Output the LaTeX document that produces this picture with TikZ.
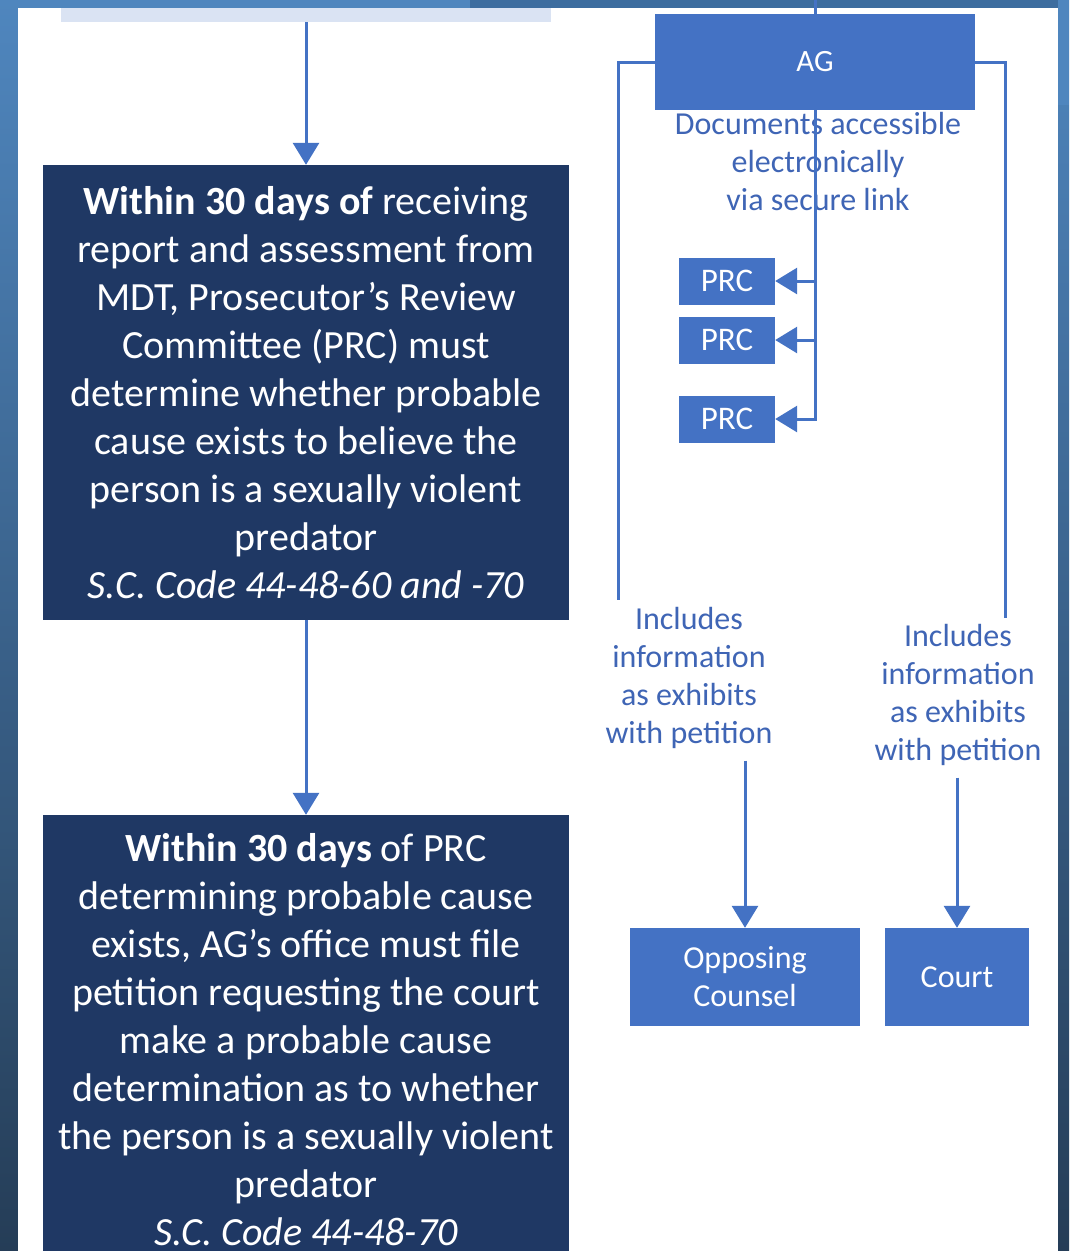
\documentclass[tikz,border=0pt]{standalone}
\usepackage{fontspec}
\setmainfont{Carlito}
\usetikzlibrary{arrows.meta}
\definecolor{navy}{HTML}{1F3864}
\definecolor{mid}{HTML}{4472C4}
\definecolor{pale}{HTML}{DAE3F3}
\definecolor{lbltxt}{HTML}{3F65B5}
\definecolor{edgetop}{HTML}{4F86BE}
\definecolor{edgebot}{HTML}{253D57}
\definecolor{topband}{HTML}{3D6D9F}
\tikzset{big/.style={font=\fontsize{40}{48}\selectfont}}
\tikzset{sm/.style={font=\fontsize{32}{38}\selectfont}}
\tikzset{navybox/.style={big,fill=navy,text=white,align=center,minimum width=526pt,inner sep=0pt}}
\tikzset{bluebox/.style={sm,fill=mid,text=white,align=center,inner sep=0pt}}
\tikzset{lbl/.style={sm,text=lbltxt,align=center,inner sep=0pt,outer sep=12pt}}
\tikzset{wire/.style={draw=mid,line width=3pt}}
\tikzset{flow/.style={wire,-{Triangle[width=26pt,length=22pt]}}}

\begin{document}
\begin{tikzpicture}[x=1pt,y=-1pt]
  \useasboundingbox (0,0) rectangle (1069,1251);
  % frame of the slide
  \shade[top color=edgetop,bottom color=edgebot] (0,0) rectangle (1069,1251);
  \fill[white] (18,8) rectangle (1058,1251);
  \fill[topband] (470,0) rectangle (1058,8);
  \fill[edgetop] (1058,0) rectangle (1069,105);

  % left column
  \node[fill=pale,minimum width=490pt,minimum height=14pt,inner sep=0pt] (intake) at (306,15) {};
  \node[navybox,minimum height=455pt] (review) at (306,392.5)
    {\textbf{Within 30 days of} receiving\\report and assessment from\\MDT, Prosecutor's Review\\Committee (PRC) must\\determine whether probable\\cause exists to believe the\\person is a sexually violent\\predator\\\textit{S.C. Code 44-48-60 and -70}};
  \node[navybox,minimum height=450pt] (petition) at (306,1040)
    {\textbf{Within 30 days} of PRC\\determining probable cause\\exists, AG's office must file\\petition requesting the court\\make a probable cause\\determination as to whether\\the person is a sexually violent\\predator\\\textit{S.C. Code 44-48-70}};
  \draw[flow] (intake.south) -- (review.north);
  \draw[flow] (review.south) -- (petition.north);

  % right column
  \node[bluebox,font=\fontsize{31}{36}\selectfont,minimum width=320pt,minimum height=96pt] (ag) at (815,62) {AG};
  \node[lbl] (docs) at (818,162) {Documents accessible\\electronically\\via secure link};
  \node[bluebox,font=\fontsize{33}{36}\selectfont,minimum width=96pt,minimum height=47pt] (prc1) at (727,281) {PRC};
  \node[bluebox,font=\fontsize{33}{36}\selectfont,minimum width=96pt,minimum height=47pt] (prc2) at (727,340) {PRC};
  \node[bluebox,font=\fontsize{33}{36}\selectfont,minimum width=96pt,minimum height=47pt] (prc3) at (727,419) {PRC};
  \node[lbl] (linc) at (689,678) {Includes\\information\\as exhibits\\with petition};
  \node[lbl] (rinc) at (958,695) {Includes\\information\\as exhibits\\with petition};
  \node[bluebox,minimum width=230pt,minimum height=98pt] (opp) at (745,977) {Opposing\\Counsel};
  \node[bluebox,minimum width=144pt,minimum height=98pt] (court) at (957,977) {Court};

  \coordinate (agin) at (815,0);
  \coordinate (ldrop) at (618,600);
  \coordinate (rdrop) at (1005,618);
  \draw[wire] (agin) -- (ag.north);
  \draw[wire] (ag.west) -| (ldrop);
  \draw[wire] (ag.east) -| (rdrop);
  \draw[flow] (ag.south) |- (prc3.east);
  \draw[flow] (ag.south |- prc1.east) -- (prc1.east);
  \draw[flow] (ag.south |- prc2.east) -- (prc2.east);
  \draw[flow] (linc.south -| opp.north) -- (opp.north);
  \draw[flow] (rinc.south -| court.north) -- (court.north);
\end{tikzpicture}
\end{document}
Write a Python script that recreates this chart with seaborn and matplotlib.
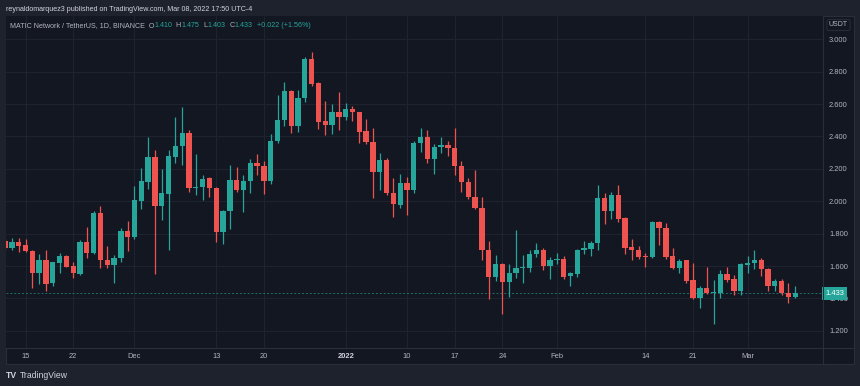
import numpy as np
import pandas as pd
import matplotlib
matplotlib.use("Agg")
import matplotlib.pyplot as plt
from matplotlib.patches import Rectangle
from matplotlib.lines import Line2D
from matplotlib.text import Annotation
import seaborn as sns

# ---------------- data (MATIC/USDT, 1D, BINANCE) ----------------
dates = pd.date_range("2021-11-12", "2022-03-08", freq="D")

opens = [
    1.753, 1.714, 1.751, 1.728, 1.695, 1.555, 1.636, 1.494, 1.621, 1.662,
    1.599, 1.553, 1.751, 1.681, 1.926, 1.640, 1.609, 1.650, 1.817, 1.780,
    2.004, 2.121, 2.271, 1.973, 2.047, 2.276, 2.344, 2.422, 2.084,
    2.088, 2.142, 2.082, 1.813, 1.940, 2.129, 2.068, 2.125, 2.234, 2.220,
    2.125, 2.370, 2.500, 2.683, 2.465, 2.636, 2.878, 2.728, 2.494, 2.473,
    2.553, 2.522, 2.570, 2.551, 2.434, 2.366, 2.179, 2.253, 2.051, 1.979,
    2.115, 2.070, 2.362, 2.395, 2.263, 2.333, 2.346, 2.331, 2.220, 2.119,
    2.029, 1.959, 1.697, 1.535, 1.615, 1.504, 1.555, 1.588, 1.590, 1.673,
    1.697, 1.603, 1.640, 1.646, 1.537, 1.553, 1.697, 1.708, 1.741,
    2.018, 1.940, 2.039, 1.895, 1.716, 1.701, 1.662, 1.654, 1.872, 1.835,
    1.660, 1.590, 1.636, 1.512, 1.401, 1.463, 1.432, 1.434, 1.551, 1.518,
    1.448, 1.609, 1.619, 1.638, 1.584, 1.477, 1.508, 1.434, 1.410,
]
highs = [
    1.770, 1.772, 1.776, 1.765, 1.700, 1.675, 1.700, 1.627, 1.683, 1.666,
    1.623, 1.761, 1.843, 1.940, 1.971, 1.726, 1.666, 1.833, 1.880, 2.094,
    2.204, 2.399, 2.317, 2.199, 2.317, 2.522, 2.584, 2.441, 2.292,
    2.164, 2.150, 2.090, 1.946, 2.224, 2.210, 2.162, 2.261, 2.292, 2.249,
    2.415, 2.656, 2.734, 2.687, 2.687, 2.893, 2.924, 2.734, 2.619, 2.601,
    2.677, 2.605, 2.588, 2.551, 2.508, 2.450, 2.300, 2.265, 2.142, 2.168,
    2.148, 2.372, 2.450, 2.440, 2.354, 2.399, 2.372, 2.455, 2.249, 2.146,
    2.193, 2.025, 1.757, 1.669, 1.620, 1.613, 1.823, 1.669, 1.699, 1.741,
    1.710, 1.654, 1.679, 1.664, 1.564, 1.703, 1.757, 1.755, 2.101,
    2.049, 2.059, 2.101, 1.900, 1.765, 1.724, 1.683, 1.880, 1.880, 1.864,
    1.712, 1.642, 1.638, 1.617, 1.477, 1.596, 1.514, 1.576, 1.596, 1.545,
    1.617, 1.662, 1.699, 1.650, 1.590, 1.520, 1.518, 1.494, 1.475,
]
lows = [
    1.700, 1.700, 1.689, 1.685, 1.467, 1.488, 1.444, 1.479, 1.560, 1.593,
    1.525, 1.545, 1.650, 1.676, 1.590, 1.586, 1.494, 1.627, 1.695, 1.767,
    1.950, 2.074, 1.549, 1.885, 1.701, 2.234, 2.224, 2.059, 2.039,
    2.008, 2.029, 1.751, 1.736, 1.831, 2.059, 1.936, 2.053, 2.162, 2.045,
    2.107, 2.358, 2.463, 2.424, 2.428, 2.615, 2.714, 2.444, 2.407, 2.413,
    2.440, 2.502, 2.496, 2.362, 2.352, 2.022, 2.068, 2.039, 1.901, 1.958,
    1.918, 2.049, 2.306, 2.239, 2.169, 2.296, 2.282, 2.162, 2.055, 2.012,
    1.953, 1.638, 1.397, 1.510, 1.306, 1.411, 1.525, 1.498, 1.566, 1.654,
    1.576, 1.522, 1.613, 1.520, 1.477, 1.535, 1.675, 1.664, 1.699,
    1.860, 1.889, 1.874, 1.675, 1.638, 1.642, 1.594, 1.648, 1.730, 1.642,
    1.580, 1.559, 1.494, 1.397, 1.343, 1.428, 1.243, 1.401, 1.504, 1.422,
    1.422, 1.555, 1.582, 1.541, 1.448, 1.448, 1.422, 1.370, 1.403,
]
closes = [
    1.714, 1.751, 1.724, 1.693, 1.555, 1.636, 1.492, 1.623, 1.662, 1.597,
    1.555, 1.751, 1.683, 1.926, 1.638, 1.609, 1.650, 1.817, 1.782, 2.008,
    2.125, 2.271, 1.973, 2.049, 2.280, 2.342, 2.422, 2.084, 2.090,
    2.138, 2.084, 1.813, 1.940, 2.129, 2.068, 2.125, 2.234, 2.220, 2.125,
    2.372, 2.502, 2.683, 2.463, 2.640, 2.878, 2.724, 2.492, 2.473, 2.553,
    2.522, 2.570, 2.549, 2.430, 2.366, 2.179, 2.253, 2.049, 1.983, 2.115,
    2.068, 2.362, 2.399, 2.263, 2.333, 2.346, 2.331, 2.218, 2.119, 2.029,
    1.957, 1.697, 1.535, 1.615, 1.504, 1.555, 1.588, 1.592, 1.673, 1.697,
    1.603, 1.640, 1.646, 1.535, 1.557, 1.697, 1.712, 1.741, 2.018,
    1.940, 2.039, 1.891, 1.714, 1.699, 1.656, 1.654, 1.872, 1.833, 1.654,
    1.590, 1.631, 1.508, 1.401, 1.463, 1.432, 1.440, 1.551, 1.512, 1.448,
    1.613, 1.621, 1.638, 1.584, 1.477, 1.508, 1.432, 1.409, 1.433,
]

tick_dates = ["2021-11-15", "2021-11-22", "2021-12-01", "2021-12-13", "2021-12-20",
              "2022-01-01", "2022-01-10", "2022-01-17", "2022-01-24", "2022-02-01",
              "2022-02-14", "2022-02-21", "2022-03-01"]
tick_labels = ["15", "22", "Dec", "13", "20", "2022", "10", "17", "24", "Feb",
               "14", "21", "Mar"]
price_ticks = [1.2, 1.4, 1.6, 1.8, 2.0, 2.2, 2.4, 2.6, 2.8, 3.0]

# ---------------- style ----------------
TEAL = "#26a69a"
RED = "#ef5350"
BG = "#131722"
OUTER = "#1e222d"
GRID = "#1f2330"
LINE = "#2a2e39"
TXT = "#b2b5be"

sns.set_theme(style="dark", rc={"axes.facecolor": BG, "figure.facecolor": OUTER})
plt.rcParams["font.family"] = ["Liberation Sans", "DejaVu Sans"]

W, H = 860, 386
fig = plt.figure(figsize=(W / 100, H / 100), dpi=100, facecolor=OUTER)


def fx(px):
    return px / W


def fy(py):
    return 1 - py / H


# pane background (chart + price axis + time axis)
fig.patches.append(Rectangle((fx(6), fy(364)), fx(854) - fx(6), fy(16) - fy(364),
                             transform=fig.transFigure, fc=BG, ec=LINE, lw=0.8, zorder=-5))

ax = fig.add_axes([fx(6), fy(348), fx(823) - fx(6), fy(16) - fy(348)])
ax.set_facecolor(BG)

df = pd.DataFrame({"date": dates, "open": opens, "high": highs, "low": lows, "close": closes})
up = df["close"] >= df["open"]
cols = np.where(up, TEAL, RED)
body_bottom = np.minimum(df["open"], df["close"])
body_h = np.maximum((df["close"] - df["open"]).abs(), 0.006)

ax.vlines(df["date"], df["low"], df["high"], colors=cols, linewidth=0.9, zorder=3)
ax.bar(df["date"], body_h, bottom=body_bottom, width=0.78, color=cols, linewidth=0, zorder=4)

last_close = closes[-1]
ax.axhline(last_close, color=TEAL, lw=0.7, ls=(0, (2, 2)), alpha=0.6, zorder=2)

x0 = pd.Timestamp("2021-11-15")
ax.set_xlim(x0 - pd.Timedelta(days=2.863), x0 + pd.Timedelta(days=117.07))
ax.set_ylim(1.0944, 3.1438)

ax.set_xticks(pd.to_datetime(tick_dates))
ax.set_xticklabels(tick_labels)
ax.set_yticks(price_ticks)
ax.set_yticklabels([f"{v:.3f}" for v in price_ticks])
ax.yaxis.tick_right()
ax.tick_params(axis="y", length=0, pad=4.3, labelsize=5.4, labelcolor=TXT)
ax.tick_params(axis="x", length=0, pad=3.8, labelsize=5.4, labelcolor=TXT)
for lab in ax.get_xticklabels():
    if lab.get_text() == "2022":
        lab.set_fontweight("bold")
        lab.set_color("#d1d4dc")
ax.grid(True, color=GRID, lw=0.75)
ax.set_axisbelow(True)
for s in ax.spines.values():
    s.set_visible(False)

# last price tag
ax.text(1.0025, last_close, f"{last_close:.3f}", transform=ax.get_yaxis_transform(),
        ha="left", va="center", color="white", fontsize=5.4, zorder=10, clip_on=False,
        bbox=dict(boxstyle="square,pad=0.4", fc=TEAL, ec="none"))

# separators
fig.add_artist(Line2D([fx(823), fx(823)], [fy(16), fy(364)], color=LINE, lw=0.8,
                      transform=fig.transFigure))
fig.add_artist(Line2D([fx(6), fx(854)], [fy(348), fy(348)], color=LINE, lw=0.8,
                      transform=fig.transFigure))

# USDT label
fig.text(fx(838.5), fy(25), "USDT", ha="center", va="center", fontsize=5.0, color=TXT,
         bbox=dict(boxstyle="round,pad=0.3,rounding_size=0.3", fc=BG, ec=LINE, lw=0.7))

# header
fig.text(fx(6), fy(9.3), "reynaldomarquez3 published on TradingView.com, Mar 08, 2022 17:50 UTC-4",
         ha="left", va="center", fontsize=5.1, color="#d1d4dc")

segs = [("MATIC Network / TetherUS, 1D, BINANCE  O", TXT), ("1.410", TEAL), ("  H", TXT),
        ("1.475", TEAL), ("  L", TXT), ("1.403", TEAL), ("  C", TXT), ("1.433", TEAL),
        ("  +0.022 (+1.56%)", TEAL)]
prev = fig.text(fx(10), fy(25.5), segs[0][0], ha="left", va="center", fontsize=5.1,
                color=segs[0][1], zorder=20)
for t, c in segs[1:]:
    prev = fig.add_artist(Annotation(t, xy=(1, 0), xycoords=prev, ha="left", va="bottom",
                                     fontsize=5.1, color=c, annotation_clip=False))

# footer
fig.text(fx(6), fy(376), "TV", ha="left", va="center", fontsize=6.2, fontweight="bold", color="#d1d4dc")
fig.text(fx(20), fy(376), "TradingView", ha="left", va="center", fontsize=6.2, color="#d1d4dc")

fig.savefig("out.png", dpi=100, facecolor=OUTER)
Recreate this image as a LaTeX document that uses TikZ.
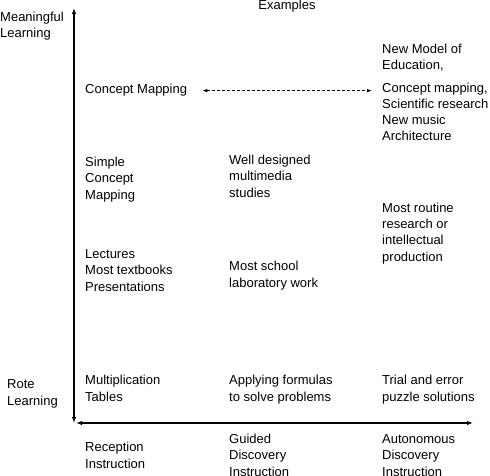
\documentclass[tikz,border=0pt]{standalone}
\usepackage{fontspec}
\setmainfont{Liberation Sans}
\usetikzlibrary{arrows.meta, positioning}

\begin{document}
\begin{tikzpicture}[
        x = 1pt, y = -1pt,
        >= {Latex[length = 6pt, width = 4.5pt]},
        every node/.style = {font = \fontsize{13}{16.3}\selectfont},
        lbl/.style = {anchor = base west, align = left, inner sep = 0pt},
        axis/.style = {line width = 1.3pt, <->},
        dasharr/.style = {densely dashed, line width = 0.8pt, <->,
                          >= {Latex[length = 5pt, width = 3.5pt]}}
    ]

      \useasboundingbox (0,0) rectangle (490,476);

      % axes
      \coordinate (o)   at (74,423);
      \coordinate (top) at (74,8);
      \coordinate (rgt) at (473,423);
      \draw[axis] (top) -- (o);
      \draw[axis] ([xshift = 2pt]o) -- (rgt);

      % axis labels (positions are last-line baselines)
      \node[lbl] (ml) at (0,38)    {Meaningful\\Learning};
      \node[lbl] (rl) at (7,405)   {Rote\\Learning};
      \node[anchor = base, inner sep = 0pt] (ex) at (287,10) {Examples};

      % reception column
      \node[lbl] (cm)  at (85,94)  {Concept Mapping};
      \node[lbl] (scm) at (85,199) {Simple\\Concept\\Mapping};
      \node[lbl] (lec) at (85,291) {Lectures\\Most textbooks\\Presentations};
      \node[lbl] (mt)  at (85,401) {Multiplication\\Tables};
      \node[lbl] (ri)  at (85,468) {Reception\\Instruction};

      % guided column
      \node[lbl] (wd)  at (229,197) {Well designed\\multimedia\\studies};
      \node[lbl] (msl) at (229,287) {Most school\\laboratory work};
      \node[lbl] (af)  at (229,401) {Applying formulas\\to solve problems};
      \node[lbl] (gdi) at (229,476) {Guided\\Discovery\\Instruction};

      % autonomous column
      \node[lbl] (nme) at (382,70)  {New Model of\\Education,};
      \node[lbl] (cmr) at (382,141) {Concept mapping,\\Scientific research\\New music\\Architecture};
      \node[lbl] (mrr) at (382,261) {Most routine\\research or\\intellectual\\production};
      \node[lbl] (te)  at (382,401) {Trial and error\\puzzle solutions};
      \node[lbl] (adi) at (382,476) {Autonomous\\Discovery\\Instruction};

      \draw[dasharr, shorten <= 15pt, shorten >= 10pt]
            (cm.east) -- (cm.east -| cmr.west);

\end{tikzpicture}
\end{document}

..............................

EXERCISE -
Single out each line of the records above with the string "that" in it, and copy it.

RESPONSE TO THE TASK -
Output the LaTeX document that produces this picture with TikZ.
Write a Python script that recreates this chart with seaborn and matplotlib.
Recreate this image as a LaTeX document that uses TikZ.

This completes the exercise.